Behalve deze zwerflust, is ook eenzaamheid een thema dat zowel kenmerkend is voor de neoromantiek als dit boek.  Johannes voelt zich tijdens zijn verblijf bij Pluizer erg eenzaam en somber. Ook uit zich veel onvrede over het hier en nu in het boek. Pluizer laat Johannes de mensenwereld zien, met al haar gebreken: de mensen zijn ijdel en dragen allemaal een masker. Vooral het materialisme en het gebrek aan waardering voor de natuur worden aangevallen. Ook zit er een korte satire in het boek: als Windekind Johannes de natuur laat zien, komen ze een zogenaamde ‘Vredemier’ tegen, die zo heet omdat hij een volgeling is van een mier die zei dat de mieren niet meer tegen elkaar zouden moeten vechten.

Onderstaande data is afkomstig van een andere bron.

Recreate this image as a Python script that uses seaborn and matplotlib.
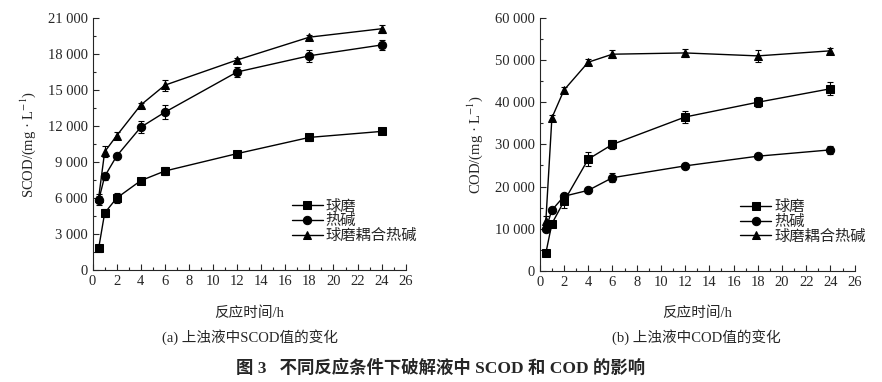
import pandas as pd
import matplotlib
matplotlib.use('Agg')
import matplotlib.pyplot as plt
from matplotlib.ticker import MultipleLocator, FuncFormatter
import seaborn as sns

# 反应时间 (h)
time_h = [0.5, 1, 2, 4, 6, 12, 18, 24]
groups = ['球磨', '热碱', '球磨耦合热碱']

# (a) SCOD, mg/L
scod_ball = [1800, 4750, 6000, 7450, 8250, 9700, 11050, 11550]
scod_alk = [5800, 7800, 9500, 11900, 13150, 16500, 17850, 18750]
scod_both = [6000, 9850, 11200, 13750, 15400, 17500, 19400, 20100]
scod_ball_err = [300, 300, 400, 150, 350, 120, 300, 200]
scod_alk_err = [400, 300, 200, 500, 600, 400, 500, 400]
scod_both_err = [300, 450, 300, 200, 450, 150, 150, 350]

# (b) COD, mg/L
cod_ball = [4200, 11200, 16500, 26500, 30000, 36500, 40000, 43200]
cod_alk = [9900, 14400, 17700, 19100, 22100, 24900, 27200, 28700]
cod_both = [11800, 36300, 42900, 49500, 51400, 51700, 51000, 52200]
cod_ball_err = [500, 600, 1500, 1700, 1000, 1500, 1200, 1500]
cod_alk_err = [500, 600, 500, 400, 1000, 500, 400, 1000]
cod_both_err = [1200, 600, 800, 700, 900, 1000, 1400, 600]


def long_df(series):
    rows = []
    for g, vals in zip(groups, series):
        for t, v in zip(time_h, vals):
            rows.append({'time': t, 'value': v, 'group': g})
    return pd.DataFrame(rows)


def thousands(v, pos):
    return '{:,.0f}'.format(v).replace(',', ' ')


def draw(ax, series, errs, ymax, ystep, ylabel):
    df = long_df(series)
    sns.lineplot(data=df, x='time', y='value', hue='group', style='group',
                 markers={'球磨': 's', '热碱': 'o', '球磨耦合热碱': '^'},
                 dashes=False, palette=['black'] * 3, markersize=6,
                 linewidth=1, markeredgecolor='black', ax=ax)
    for vals, e in zip(series, errs):
        ax.errorbar(time_h, vals, yerr=e, fmt='none', ecolor='black',
                    elinewidth=0.8, capsize=2.5, capthick=0.8)
    ax.set_xlim(0, 26)
    ax.set_ylim(0, ymax)
    ax.xaxis.set_major_locator(MultipleLocator(2))
    ax.xaxis.set_minor_locator(MultipleLocator(1))
    ax.yaxis.set_major_locator(MultipleLocator(ystep))
    ax.yaxis.set_minor_locator(MultipleLocator(ystep / 2))
    ax.yaxis.set_major_formatter(FuncFormatter(thousands))
    ax.tick_params(which='both', direction='in', labelsize=10.5, width=0.8)
    ax.tick_params(which='major', length=4)
    ax.tick_params(which='minor', length=2)
    for s in ['top', 'right']:
        ax.spines[s].set_visible(False)
    for s in ['left', 'bottom']:
        ax.spines[s].set_linewidth(0.8)
    ax.set_xlabel('反应时间/h', fontsize=10.5, labelpad=13)
    ax.set_ylabel(ylabel, fontsize=10.5, labelpad=7)
    ax.legend(loc='upper left', bbox_to_anchor=(0.613, 0.31), frameon=False,
              fontsize=11, handlelength=2.0, handletextpad=0.2,
              labelspacing=0.05, borderpad=0)


sns.set_style('ticks')
plt.rcParams['font.family'] = ['Liberation Serif', 'Noto Sans CJK SC']
plt.rcParams['mathtext.fontset'] = 'stix'

fig = plt.figure(figsize=(8.82, 3.82), dpi=100)
ax1 = fig.add_axes([0.105, 0.293, 0.355, 0.66])
ax2 = fig.add_axes([0.612, 0.291, 0.357, 0.662])

draw(ax1, [scod_ball, scod_alk, scod_both],
     [scod_ball_err, scod_alk_err, scod_both_err], 21000, 3000,
     'SCOD/(mg · L$^{-1}$)')
draw(ax2, [cod_ball, cod_alk, cod_both],
     [cod_ball_err, cod_alk_err, cod_both_err], 60000, 10000,
     'COD/(mg · L$^{-1}$)')

fig.text(0.283, 0.118, '(a) 上浊液中SCOD值的变化', ha='center', va='center',
         fontsize=10.5)
fig.text(0.790, 0.118, '(b) 上浊液中COD值的变化', ha='center', va='center',
         fontsize=10.5)
fig.text(0.5, 0.036, '图 3   不同反应条件下破解液中 SCOD 和 COD 的影响',
         ha='center', va='center', fontsize=12.5, fontweight='bold')

fig.savefig('out.png', dpi=100)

Deze Vredemier verteld dat hij die dag zal vechten tegen de Strijdmieren, omdat zij zeggen dat zij echte Vredemieren zijn. Ik zie dit als een bespotting op de verschillende kerken: ze geloven allemaal en hebben idealen die mooi en vredig zijn, maar omdat ze vinden dat de anderen het ware geloof niet hebben bevechten ze elkaar. Ook de liefde voor de natuur en de mysterieuze sfeer is heel belangrijk voor de neoromantiek

‘Zij wandelden tussen het hoge gras onder donker kreupelhout, dat hier en daar een smal, glanzig straaltje van het maanlicht doorliet. ‘’Hebt ge ’s avonds de krekels wel eens gehoord, Johannes, in de duinen?’’’ (blz 15)

Tenslotte is de noodlotgedachte ook nog een kenmerk van de romantiek: Johannes zoekt in het begin naar antwoorden op zijn moeilijke vragen, maar accepteert op het einde van het boek dat hij het nooit zal weten en berust hierin. Ook is het sprookje een populair genre in de neoromantiek.

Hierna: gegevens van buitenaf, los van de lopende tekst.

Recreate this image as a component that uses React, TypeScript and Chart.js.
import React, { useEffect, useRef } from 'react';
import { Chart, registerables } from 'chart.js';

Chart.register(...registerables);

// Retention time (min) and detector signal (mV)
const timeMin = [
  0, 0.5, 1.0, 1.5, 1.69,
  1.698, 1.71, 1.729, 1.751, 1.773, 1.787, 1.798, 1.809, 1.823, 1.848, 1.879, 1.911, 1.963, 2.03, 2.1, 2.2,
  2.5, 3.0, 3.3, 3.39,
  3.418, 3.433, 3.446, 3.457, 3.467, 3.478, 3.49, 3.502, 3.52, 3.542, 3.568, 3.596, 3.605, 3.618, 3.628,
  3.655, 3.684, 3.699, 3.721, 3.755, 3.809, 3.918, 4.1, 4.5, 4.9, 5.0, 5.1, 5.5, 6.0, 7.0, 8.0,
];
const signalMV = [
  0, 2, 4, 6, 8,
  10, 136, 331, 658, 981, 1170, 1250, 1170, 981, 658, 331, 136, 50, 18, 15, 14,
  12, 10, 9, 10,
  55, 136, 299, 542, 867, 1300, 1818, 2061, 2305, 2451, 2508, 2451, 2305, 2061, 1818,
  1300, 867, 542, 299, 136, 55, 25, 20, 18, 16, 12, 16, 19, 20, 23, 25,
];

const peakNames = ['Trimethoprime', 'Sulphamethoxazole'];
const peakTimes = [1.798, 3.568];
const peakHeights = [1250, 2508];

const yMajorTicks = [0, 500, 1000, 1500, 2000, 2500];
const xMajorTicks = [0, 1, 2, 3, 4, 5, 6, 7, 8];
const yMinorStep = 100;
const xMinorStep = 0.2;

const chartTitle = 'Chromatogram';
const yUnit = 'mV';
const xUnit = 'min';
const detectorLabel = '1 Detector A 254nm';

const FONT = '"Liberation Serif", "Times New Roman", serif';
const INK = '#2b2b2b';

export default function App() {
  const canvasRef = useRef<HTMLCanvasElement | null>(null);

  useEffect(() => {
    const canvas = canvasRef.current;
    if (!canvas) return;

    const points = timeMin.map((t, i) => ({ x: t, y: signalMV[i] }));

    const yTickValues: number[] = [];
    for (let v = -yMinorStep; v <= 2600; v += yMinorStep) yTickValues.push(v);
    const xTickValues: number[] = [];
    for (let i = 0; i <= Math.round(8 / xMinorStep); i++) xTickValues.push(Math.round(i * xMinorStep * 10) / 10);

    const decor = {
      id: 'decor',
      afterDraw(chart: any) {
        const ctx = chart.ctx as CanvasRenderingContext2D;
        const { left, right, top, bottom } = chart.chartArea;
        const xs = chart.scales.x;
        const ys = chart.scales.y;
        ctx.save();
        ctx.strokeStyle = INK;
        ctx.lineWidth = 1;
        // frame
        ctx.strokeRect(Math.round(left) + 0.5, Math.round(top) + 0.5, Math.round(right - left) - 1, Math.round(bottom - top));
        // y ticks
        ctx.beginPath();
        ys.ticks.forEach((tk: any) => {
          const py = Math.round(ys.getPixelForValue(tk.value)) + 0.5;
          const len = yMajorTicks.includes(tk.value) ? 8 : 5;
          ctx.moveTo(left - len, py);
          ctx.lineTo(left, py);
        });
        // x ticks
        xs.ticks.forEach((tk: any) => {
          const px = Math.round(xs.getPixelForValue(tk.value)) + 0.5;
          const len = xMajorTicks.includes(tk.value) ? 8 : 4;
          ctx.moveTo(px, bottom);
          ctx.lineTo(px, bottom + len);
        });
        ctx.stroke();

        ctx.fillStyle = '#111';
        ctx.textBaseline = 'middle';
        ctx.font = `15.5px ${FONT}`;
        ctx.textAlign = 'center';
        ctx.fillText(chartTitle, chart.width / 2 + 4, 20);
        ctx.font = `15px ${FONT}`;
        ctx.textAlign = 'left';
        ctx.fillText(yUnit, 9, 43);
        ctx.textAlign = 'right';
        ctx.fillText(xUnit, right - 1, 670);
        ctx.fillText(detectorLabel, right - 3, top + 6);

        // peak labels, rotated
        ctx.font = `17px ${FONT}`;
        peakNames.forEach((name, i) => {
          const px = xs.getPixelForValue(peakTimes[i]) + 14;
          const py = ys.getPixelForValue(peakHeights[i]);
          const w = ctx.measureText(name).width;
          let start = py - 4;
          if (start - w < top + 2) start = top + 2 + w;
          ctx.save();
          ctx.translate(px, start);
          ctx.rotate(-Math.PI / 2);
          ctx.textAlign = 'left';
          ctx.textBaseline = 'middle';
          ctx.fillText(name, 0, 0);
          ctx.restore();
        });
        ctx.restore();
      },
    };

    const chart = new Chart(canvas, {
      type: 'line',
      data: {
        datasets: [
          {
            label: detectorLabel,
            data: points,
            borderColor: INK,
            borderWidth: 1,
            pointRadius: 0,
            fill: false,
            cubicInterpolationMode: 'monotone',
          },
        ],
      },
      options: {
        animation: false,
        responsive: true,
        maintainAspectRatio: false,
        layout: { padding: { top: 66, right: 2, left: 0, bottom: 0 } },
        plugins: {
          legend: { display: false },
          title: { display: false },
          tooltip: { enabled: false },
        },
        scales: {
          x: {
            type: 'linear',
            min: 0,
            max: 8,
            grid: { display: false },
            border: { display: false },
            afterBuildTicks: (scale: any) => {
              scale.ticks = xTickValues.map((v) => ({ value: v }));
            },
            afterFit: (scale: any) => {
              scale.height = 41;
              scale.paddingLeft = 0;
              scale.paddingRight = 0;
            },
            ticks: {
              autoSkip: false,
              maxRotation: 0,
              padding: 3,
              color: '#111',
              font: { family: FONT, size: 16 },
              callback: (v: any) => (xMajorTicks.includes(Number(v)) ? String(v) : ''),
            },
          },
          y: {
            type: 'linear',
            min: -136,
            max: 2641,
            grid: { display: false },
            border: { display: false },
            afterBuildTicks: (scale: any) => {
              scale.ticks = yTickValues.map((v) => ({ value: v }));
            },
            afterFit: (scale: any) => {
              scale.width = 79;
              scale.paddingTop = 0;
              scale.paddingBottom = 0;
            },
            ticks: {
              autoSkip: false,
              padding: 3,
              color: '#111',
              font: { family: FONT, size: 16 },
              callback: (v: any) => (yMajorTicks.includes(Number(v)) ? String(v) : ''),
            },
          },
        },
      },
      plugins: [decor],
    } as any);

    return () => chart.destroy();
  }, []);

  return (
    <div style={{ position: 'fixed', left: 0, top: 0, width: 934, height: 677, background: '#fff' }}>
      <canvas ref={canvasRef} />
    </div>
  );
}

In welke mate is dit boek een exponent van de betreffende stroming?

In de periode waarin De kleine Johannes verscheen stond de Nederlandse literatuur  onder invloed van vier stromingen: rond 1880 het naturalisme en het impressionisme en heel snel daarna, ook aan het eind van de 19e eeuw het symbolisme en de neoromantiek. Eigenlijk kun je in dit boek zowel impressionisme, neoromantiek en symbolisme herkennen. Hierboven heb ik al verteld waarom het boek bij de neoromantiek (en een beetje bij het impressionisme) hoort. Daarbij hoort het ook nog tot het symbolisme: de symbolisten beschouwden het leven als een mysterie. Ze  hadden belangstelling voor niet tastbare zaken, zoals filosofie, religie en mystiek. In hun werk treden droom, gevoel, fantasie en intuïtie op de voorgrond. Er wordt in dit boek wel gebruik gemaakt van de stijl en de begrippen van het impressionisme, maar Frederik van Eeden is het eigenlijk niet eens met de principes (zoals het l’art pour l’art idee: de kleine Johannes heeft juist heel duidelijk wél een moraal) en vertegenwoordigt het boek eigenlijk meer het symbolisme en de neoromantiek.

Ik vind dus dat dit boek lastig binnen één stroming te plaatsen is. Als ik een stroming zou moeten kiezen, zou dit de neoromantiek zijn. Op schaal van 1 tot 10, zou ik zeggen dat dit boek voor een 6,5 aansluit op de neoromantiek.